[Source records]
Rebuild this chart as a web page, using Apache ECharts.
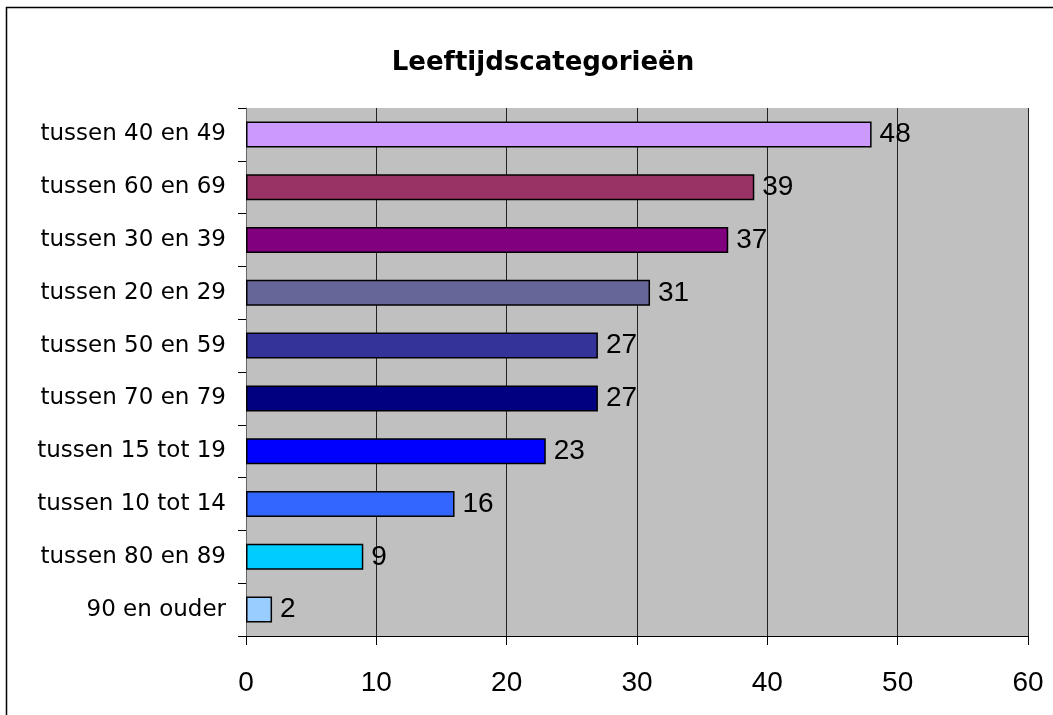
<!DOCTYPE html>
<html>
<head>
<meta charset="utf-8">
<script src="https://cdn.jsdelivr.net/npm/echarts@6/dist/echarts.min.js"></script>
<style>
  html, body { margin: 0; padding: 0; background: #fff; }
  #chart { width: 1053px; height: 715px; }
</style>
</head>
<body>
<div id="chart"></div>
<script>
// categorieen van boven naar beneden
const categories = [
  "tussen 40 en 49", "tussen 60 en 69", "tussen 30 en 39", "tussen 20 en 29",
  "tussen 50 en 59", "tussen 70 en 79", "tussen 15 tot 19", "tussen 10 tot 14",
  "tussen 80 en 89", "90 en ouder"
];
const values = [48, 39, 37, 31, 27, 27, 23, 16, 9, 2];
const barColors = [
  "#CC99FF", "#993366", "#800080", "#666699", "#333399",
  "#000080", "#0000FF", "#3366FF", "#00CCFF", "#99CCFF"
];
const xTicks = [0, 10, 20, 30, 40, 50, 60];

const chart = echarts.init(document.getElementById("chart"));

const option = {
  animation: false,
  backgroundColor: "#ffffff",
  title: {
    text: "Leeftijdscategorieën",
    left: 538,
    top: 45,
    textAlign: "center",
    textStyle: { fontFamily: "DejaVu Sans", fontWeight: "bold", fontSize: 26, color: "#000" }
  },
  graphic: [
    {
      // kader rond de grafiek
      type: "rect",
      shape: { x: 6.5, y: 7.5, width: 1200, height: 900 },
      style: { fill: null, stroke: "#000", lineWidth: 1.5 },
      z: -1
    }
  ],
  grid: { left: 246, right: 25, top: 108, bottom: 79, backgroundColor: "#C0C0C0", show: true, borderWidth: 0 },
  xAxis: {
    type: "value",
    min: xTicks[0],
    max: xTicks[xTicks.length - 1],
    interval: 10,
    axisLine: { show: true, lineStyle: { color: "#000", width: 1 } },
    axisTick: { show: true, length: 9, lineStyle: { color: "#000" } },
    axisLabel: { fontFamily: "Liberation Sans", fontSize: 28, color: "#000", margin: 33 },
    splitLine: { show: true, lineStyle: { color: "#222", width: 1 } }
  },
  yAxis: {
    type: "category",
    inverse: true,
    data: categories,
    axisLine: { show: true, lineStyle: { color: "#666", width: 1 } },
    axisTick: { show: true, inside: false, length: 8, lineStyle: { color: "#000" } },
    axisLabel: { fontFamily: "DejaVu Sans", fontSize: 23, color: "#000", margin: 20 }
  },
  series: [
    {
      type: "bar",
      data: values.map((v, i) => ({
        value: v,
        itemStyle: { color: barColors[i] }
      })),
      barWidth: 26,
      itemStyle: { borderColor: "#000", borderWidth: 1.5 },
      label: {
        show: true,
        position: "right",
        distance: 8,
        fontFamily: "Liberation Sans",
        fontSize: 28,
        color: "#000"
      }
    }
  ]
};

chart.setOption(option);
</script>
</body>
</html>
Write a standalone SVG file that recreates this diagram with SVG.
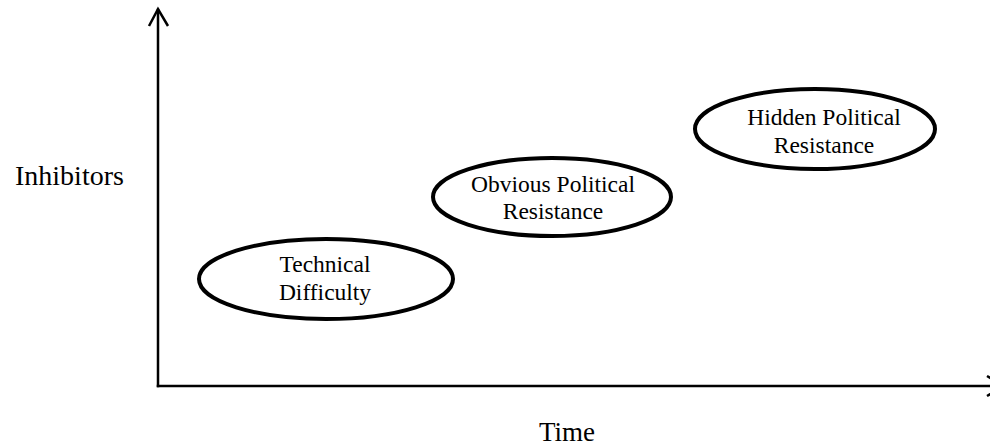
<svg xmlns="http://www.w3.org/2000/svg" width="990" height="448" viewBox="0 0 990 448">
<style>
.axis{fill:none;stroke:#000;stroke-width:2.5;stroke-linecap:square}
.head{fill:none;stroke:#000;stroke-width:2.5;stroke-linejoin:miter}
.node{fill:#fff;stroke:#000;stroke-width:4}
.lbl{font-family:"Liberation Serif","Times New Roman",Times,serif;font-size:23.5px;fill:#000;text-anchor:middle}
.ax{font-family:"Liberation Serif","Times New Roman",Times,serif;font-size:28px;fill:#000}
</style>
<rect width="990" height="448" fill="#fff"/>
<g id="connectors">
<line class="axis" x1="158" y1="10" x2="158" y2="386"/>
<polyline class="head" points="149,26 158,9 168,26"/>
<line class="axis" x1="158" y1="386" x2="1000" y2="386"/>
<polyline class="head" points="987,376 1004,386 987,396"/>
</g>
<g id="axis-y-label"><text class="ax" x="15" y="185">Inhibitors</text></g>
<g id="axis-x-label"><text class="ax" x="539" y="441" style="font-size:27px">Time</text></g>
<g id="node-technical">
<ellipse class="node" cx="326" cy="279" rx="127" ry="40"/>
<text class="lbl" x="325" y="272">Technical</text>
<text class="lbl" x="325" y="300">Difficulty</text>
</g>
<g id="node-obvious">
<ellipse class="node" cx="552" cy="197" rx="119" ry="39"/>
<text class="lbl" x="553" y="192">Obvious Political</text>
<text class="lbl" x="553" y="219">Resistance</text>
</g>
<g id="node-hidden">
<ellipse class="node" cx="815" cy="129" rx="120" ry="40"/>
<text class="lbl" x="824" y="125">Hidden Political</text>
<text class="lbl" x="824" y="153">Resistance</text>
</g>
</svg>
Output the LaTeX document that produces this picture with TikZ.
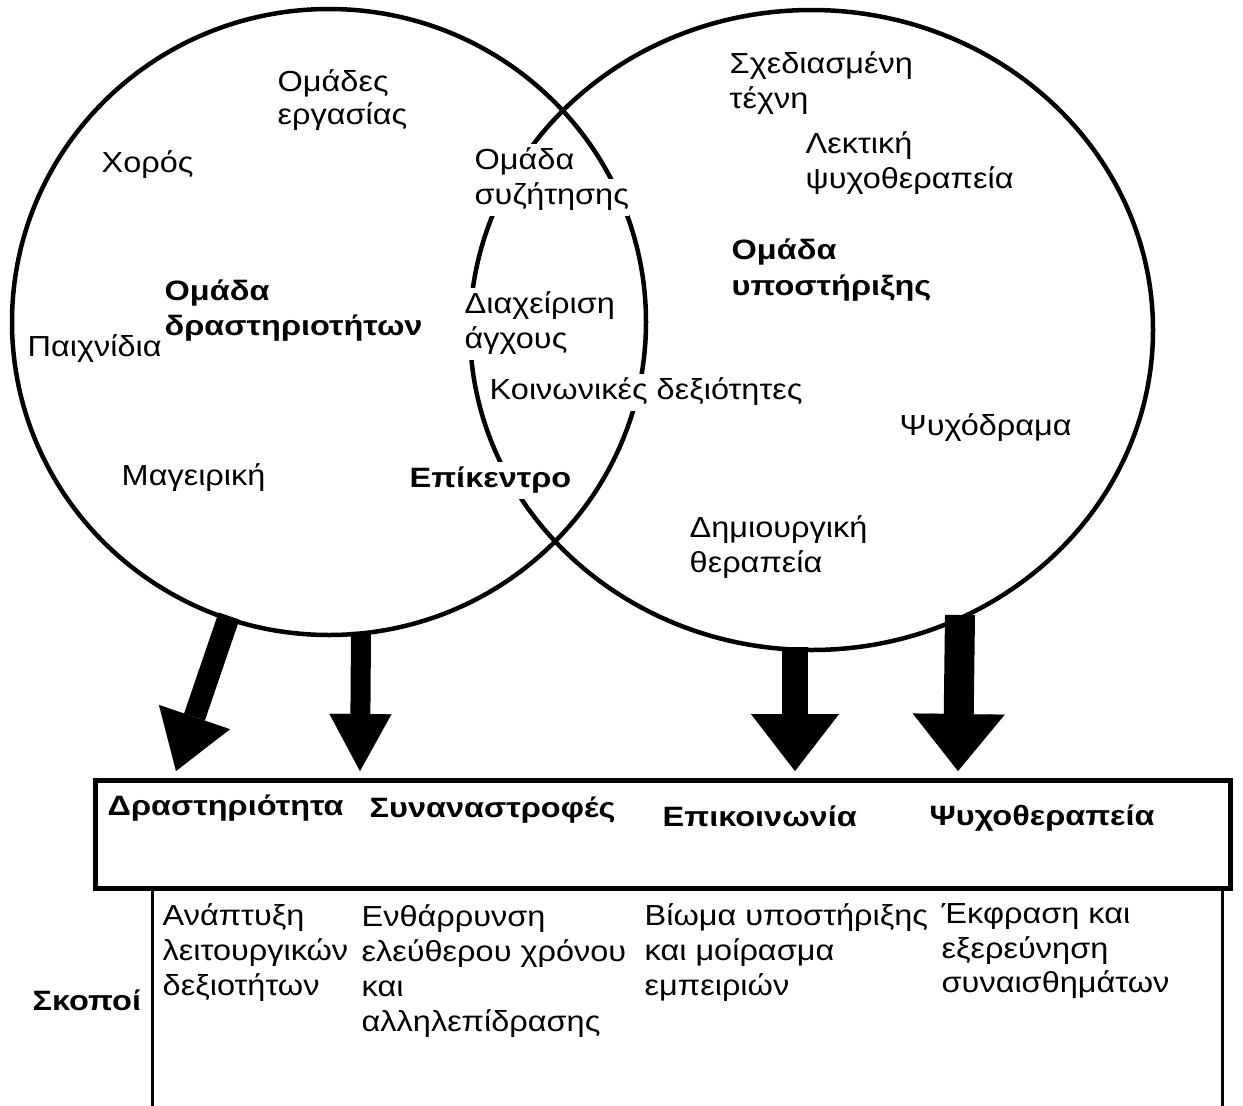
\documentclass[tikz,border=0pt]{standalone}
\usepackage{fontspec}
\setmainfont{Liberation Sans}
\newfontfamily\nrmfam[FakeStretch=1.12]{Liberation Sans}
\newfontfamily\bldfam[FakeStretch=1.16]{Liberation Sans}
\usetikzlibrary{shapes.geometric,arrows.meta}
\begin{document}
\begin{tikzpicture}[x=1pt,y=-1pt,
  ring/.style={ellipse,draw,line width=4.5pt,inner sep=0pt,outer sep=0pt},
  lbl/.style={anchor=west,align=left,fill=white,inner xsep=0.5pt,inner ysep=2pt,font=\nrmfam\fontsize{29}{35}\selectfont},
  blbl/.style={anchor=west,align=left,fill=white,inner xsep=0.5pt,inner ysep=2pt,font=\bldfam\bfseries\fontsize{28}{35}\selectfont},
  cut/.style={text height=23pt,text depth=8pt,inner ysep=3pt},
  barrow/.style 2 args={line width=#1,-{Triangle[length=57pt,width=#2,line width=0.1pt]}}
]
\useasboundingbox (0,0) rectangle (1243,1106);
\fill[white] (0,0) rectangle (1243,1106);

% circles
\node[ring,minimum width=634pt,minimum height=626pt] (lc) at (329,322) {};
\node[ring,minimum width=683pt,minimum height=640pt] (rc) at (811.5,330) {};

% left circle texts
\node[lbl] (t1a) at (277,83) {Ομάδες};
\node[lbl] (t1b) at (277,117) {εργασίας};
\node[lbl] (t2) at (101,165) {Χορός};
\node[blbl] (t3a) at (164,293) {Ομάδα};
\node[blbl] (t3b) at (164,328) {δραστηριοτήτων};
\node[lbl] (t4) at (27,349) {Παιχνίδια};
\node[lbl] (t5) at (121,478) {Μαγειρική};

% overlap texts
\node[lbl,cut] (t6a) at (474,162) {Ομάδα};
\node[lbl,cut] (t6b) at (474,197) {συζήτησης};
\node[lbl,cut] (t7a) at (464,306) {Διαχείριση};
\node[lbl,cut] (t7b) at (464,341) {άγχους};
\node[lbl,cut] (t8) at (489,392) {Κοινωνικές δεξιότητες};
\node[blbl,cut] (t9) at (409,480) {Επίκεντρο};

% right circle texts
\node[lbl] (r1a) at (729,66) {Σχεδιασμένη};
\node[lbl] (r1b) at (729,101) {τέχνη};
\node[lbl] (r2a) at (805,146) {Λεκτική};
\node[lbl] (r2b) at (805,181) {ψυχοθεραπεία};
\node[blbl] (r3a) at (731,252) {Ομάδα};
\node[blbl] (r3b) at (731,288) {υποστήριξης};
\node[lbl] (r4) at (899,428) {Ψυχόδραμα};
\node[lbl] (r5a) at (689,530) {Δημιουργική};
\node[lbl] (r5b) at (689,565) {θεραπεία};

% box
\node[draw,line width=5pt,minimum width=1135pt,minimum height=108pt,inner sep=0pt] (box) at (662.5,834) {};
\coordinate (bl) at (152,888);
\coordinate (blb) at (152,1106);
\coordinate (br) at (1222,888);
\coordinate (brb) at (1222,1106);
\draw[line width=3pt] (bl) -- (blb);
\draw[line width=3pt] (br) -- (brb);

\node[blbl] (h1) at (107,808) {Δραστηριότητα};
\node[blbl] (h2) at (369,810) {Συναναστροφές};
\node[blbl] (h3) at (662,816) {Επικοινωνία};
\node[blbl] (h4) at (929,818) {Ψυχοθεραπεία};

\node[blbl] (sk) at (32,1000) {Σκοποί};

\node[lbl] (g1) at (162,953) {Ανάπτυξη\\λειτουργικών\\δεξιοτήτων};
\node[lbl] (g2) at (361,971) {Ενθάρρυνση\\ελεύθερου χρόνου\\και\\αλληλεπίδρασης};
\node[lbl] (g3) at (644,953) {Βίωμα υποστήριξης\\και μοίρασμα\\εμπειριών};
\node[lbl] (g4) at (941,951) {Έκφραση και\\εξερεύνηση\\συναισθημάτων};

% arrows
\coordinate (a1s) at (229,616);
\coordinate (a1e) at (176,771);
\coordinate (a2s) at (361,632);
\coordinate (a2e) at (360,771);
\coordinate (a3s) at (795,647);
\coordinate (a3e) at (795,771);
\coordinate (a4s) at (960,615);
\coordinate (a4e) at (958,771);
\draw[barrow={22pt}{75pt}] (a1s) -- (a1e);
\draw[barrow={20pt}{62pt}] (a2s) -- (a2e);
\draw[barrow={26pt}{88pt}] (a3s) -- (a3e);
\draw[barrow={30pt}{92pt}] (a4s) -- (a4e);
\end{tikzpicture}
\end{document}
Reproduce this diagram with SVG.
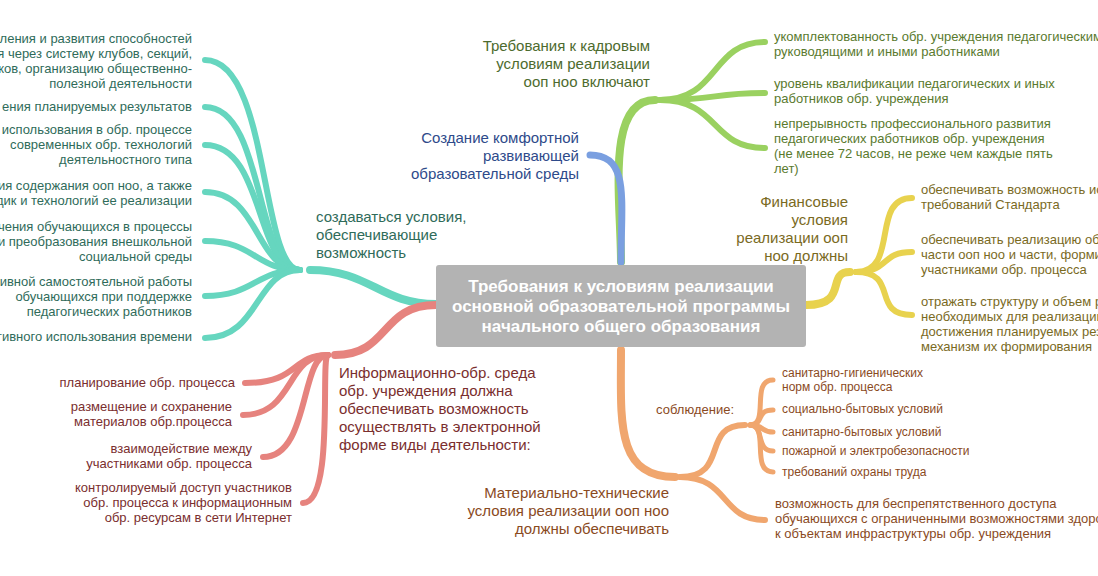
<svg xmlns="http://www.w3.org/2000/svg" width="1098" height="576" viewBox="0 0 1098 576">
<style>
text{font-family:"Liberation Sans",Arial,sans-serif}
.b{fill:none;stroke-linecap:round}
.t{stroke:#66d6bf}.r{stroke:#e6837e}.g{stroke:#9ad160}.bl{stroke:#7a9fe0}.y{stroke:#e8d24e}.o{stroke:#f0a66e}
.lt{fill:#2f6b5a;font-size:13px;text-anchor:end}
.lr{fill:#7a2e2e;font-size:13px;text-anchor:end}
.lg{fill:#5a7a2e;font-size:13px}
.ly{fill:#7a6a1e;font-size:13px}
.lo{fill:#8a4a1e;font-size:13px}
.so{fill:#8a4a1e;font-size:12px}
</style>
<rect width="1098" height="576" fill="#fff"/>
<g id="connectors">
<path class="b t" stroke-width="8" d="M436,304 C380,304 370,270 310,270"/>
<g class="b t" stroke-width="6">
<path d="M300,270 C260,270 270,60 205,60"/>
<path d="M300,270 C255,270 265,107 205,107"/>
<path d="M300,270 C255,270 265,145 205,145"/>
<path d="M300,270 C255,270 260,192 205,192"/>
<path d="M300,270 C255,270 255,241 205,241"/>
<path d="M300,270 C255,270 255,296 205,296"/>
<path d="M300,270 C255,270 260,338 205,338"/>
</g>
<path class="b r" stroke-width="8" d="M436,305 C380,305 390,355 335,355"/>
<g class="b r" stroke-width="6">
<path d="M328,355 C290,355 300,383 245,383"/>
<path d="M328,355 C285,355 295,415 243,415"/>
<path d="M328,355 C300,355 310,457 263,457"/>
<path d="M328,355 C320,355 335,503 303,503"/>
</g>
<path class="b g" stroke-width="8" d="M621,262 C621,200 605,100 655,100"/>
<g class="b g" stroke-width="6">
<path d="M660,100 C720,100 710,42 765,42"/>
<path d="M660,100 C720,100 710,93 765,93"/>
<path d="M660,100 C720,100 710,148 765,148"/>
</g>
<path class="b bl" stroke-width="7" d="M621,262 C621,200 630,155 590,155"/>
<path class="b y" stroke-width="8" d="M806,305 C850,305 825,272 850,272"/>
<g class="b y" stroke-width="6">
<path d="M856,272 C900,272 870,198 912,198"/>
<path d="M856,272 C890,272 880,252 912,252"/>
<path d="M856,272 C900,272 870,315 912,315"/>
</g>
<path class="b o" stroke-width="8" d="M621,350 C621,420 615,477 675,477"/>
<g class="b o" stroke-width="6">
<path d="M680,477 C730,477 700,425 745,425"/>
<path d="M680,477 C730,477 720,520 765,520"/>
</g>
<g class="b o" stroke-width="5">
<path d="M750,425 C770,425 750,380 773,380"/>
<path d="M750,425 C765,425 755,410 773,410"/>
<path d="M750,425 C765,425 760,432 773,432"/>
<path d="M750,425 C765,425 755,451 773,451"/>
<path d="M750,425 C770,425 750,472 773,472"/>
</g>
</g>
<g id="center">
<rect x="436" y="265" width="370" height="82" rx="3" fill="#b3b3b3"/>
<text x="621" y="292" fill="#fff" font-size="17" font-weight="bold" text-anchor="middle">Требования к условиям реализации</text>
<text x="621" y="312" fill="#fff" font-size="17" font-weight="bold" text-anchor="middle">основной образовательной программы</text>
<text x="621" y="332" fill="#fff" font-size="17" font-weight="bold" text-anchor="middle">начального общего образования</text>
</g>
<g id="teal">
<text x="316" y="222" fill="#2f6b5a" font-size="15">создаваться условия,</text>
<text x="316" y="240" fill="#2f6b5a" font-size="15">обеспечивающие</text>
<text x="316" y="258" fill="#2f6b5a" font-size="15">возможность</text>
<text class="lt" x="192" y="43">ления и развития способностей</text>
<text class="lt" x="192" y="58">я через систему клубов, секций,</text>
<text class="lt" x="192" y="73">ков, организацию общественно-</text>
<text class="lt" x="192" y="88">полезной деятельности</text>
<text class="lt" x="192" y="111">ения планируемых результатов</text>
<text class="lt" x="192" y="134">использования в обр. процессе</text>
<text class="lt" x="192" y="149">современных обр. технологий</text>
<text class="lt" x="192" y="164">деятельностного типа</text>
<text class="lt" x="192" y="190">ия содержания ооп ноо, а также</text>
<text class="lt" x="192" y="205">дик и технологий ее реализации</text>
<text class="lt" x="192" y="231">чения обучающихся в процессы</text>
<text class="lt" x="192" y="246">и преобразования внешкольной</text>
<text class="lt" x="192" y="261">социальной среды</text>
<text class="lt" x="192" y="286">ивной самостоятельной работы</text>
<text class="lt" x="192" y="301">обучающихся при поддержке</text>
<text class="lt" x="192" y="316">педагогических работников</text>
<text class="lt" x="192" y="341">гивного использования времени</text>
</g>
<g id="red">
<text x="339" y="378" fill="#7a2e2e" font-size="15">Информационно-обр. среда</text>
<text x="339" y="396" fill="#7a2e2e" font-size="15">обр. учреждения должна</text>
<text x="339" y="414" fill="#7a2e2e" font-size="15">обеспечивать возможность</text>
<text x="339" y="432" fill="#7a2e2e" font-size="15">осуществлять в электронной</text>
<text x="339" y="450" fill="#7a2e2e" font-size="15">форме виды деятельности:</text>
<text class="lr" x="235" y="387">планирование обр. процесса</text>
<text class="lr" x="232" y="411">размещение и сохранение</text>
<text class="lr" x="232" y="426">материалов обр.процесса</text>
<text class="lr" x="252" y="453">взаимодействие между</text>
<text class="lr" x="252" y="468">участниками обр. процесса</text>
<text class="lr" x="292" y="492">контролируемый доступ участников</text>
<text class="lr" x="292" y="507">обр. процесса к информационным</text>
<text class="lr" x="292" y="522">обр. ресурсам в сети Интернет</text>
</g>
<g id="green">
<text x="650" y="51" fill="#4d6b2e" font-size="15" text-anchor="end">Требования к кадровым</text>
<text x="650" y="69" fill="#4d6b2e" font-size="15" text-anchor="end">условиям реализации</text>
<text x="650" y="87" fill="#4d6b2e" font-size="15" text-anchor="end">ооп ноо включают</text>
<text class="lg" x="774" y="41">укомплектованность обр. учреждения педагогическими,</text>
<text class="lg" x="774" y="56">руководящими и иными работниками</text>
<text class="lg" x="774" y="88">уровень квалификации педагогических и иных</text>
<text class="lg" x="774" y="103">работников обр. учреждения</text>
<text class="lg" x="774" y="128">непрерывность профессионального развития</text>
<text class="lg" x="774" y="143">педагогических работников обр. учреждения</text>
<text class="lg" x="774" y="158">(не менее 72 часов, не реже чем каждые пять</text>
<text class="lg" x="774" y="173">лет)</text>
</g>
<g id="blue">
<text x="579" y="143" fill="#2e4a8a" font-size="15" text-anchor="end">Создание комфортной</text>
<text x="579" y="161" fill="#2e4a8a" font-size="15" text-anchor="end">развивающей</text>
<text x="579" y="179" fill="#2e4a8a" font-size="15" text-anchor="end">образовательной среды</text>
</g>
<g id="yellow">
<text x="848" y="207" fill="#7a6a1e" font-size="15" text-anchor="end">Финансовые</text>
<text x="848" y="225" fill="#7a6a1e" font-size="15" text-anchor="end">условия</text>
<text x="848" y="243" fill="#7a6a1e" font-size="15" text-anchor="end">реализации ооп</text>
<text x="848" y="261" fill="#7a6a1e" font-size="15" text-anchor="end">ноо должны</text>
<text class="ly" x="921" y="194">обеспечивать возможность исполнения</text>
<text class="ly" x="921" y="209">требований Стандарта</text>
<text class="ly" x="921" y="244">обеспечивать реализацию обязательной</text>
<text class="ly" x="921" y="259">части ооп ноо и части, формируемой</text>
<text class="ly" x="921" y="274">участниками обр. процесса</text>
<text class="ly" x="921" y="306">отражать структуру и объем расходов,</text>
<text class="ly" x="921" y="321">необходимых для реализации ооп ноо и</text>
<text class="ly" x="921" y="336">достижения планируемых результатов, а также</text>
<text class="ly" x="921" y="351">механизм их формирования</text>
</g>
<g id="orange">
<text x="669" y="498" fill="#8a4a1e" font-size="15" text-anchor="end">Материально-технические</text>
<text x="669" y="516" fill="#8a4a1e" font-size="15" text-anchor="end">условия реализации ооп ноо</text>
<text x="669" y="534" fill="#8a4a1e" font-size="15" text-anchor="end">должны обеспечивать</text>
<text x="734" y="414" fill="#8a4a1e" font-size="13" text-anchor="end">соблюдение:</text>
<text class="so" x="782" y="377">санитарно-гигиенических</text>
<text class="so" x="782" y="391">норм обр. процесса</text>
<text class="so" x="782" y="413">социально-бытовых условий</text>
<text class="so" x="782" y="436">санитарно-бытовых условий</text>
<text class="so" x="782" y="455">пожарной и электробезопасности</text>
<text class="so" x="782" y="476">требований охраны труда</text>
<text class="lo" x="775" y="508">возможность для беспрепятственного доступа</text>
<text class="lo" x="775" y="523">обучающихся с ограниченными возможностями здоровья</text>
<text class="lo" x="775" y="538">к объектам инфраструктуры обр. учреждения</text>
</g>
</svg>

- _What is needed_
Return the lines of the records that include the string "this".

- _In response_
Rebuild this chart as a web page, using Apache ECharts.
Write a standalone SVG file that recreates this diagram with SVG.
Output the LaTeX document that produces this picture with TikZ.
Reproduce this diagram with SVG.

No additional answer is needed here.